Not as pretty as Skywind, but slightly more playable.

There are a lot of attempts to save Morrowind from the ravages of time, but while it’s not the prettiest, OpenMW somehow seems the most ambitious. It’s a complete “engine reimplementation” for the old RPG, replacing what was there before with a modern, cross-platform and open source core. If Skywind is a shallow attempt to replace the body of Morrowind with something new, shiny and gold-plated, then OpenMW is the equivalent project designed to augment the game’s withered guts.

A new video outlines the progress of the project as of v.0.28.

As the video shows, the game’s not yet fully or even mostly playable. When it is, it’ll provide a ton of great benefits to players, including being able to play Morrowind on Linux and OSX, support for widescreen monitors, and better water and shadows. It’s open source code also means modders should be able to do more to the guts of the game than they can even with the highly-moddable vanilla Morrowind.

You’ll likely have heard of other similar projects already: Morrowind Overhaul 3 is a graphical mod that plies the ailing engine with makeup; Morroblivion is (was?) a project to bring the game to Oblivion’s engine; and Skywind is a recent effort to pluck the world of Morrowind and drop it into Skyrim.

It’s testament to the game’s appeal that people are so desperate to stop it from aging into obscurity. There’s precious few attempts to do the same for Oblivion.

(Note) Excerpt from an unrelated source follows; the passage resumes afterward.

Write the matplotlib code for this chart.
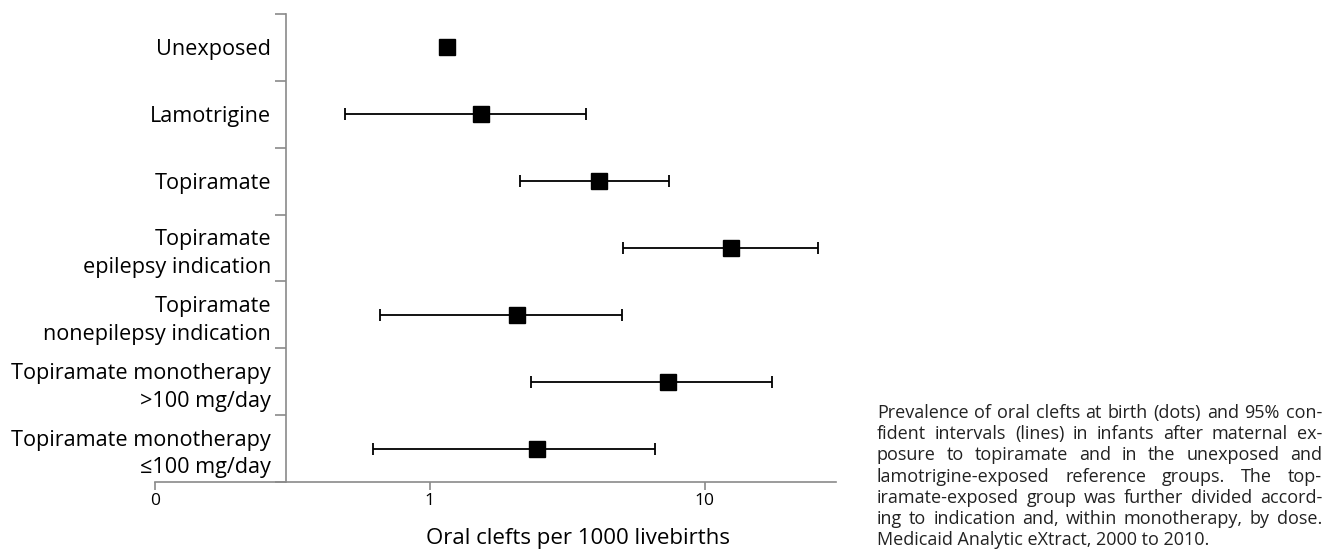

Morrowind Overhaul 3 is the only one of any of these that really lets you get on with the business of playing the game, although there’s reasons to be interested and follow along with the development of all of them. While Skywind is the most pretty, OpenMW seems the most flexible and, in some ways, feasible.

The OpenMW website has download links, documentation and a forum for those who think they can help out.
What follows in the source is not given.